Organizations looking for a trusted MSSP partner can explore how Cybriant's managed security services - backed by SOC 2 Type 2 certification and recognition on MSSP Alert's Top 250 list - deliver the 24/7 IR readiness mid-market and enterprise teams need.
Frequently Asked Questions
What is an outsourced SOC?
An outsourced SOC is a third-party managed service where security analysts monitor, detect, and respond to threats on behalf of an organization. It delivers 24/7 coverage and expert incident response without requiring the client to build or staff an internal security operations center.
What is the difference between in-house SOC and outsourced SOC?
An in-house SOC offers full control but comes with high staffing costs and talent challenges. An outsourced SOC delivers a pre-built expert team through a subscription model, offering faster deployment and lower overhead in exchange for some operational control.
What is a hybrid SOC?
A hybrid SOC splits responsibilities between an internal team and an external provider.
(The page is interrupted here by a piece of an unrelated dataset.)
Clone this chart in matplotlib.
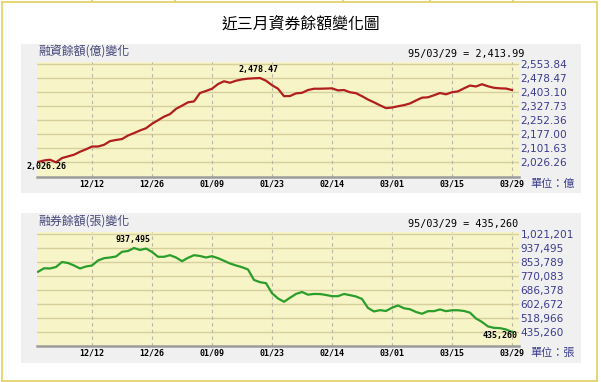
import numpy as np
import matplotlib
matplotlib.use("Agg")
import matplotlib.pyplot as plt
from matplotlib.patches import Rectangle
from matplotlib.lines import Line2D

# ---------------- data ----------------
title = "近三月資券餘額變化圖"
margin_title = "融資餘額(億)變化"
short_title = "融券餘額(張)變化"
margin_unit = "單位：億"
short_unit = "單位：張"
last_date = "95/03/29"

date_ticks = [9, 19, 29, 39, 49, 59, 69, 79]
date_labels = ["12/12", "12/26", "01/09", "01/23", "02/14", "03/01", "03/15", "03/29"]

margin_ticks = [2026.26, 2101.63, 2177.00, 2252.36, 2327.73, 2403.10, 2478.47, 2553.84]
short_ticks = [435260, 518966, 602672, 686378, 770083, 853789, 937495, 1021201]

margin_values = [
    2028, 2036, 2040, 2026.26, 2049, 2058, 2067, 2083, 2096, 2111,
    2111, 2120, 2140, 2146, 2151, 2170, 2183, 2197, 2209, 2233,
    2252, 2271, 2285, 2313, 2330, 2348, 2353, 2398, 2409, 2421,
    2446, 2461, 2453, 2464, 2471, 2475, 2477, 2478.47, 2464, 2440,
    2421, 2381, 2382, 2396, 2399, 2414, 2421, 2421, 2422, 2423,
    2412, 2414, 2402, 2397, 2381, 2363, 2348, 2332, 2317, 2320,
    2327, 2333, 2342, 2358, 2373, 2375, 2386, 2398, 2391, 2402,
    2407, 2423, 2438, 2433, 2445, 2434, 2426, 2423, 2422, 2413.99,
]

short_values = [
    795200, 816100, 815000, 823900, 853800, 847800, 832900, 815000, 826900, 832900,
    862800, 876500, 880700, 886700, 914800, 919600, 937495, 925600, 934000, 914000,
    884900, 884900, 894400, 880700, 858600, 878900, 894400, 889700, 880700, 888500,
    876500, 861000, 844800, 832900, 822700, 808900, 746200, 733000, 727000, 667000,
    635600, 615800, 639700, 662500, 674400, 658300, 662500, 662000, 656500, 649300,
    649300, 662500, 655300, 647500, 632600, 578800, 557800, 565600, 560800, 580000,
    593700, 577000, 571000, 554800, 544100, 559600, 559600, 569800, 559600, 565000,
    565000, 560800, 550700, 515900, 495100, 468200, 459800, 458000, 450200, 435260,
]

# ---------------- styling ----------------
W, H = 601, 382
CJK = ["Noto Sans CJK TC", "DejaVu Sans"]
BLUE = "#3B3B8F"
TITLE_GREY = "#45457A"
PANEL = "#F0F0F0"
PLOT_BG = "#F7F4C8"
HGRID = "#D6D09C"
VGRID = "#B9B8A6"
FRAME = "#E5D36B"

fig = plt.figure(figsize=(W / 100, H / 100), dpi=100)
fig.patch.set_facecolor("white")


def fx(x):
    return x / W


def fy(y):
    return 1 - y / H


# outer frame
frame_lines = [
    ((1.5, 1.5), (1.5, 380.5)),
    ((1.5, 597), (380.5, 380.5)),
    ((597, 597), (1.5, 380.5)),
    ((1.5, 597), (1.5, 1.5)),
]
for xs, ys in frame_lines:
    fig.add_artist(Line2D([fx(v) for v in xs], [fy(v) for v in ys],
                          color=FRAME, lw=1.3, transform=fig.transFigure))
for xv in [92, 175, 343, 430, 513]:
    fig.add_artist(Line2D([fx(xv), fx(xv)], [fy(0), fy(1.5)], color=FRAME,
                          lw=1.3, transform=fig.transFigure))

fig.text(fx(301), fy(24), title, family=CJK, fontsize=11.4, ha="center",
         va="center", color="black")


def panel(top, bottom, plot_top, plot_bottom, values, ticks, ylim, color,
          ptitle, unit, vlabel, fmt, max_off, min_off, label_max, label_min):
    fig.add_artist(Rectangle((fx(21), fy(bottom)), fx(560), (bottom - top) / H,
                             transform=fig.transFigure, facecolor=PANEL,
                             edgecolor="none", zorder=0))
    ax = fig.add_axes([fx(37), fy(plot_bottom), fx(482), (plot_bottom - plot_top) / H])
    ax.set_facecolor(PLOT_BG)
    x = np.arange(len(values))
    ax.set_xlim(-0.17, 80.17)
    ax.set_ylim(*ylim)
    for t in ticks:
        ax.axhline(t, color=HGRID, lw=1.0, zorder=1)
    for t in date_ticks:
        ax.axvline(t, color=VGRID, lw=0.8, dashes=(3, 3), zorder=1)
    ax.plot(x, values, color=color, lw=1.6, zorder=3, solid_joinstyle="round")

    for s in ["top", "left", "right"]:
        ax.spines[s].set_visible(False)
    ax.spines["bottom"].set_color("#9C9C9C")
    ax.spines["bottom"].set_linewidth(1.8)

    ax.yaxis.tick_right()
    ax.set_yticks(ticks)
    ax.set_yticklabels([fmt(t) for t in ticks], color=BLUE, fontsize=7.6,
                       family="DejaVu Sans")
    ax.tick_params(axis="y", length=0, pad=1.2)
    ax.set_xticks(date_ticks)
    ax.set_xticklabels(date_labels, fontsize=6, family="DejaVu Sans Mono",
                       fontweight="bold")
    ax.tick_params(axis="x", length=0, pad=2.2)

    fig.text(fx(38), fy(plot_top - 10), ptitle, family=CJK, fontsize=8.6,
             color=TITLE_GREY, ha="left", va="center")
    fig.text(fx(408), fy(plot_top - 8), vlabel, family="DejaVu Sans Mono",
             fontsize=7.3, color="black", ha="left", va="center")
    fig.text(fx(530), fy(plot_bottom + 7.5), unit, family=CJK, fontsize=8,
             color=BLUE, ha="left", va="center")

    imax = int(np.argmax(values))
    imin = int(np.argmin(values))
    if label_max:
        ax.annotate(fmt(values[imax]), xy=(imax, values[imax]), xytext=max_off,
                    textcoords="offset points", ha="center", va="center",
                    fontsize=6, family="DejaVu Sans Mono", fontweight="bold",
                    annotation_clip=False, zorder=4)
    if label_min:
        ax.annotate(fmt(values[imin]), xy=(imin, values[imin]), xytext=min_off,
                    textcoords="offset points", ha="center", va="center",
                    fontsize=6, family="DejaVu Sans Mono", fontweight="bold",
                    annotation_clip=False, zorder=4)
    return ax


panel(44, 193, 61.7, 176.7, margin_values, margin_ticks, (1949, 2566),
      "#B01E1E", margin_title, margin_unit,
      f"{last_date} = {margin_values[-1]:,.2f}", lambda v: f"{v:,.2f}",
      (-1.0, 5.8), (-6.5, -3.2), True, True)

panel(213, 363, 231.7, 345.7, short_values, short_ticks, (353000, 1035000),
      "#2A9D2A", short_title, short_unit,
      f"{last_date} = {short_values[-1]:,.0f}", lambda v: f"{v:,.0f}",
      (-0.5, 6.3), (-8.9, -2.9), True, True)

fig.savefig("out.png", dpi=100)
This allows organizations to retain oversight of strategic decisions while offloading 24/7 monitoring, alert triage, or incident response to the outsourced partner.
Do SOC analysts work 24/7?
Analysts at established outsourced SOC providers work 24/7 using rotating shifts or follow-the-sun staffing models. Most in-house teams are limited to business hours or on-call rotations, leaving significant exposure during off-hours.
What is the difference between CSIRT and SOC?
A SOC is an ongoing, continuous security monitoring function focused on threat detection and triage. A CSIRT (Computer Security Incident Response Team) is activated specifically during and after a confirmed incident to manage containment, investigation, and recovery. Many outsourced providers integrate both functions.
Which is better, outsourcing or insourcing incident response?
The right choice depends on your organization's size, budget, risk profile, and existing team capabilities. For most SMBs and organizations without a mature in-house security team, outsourcing offers faster deployment, lower overhead, and broader expertise.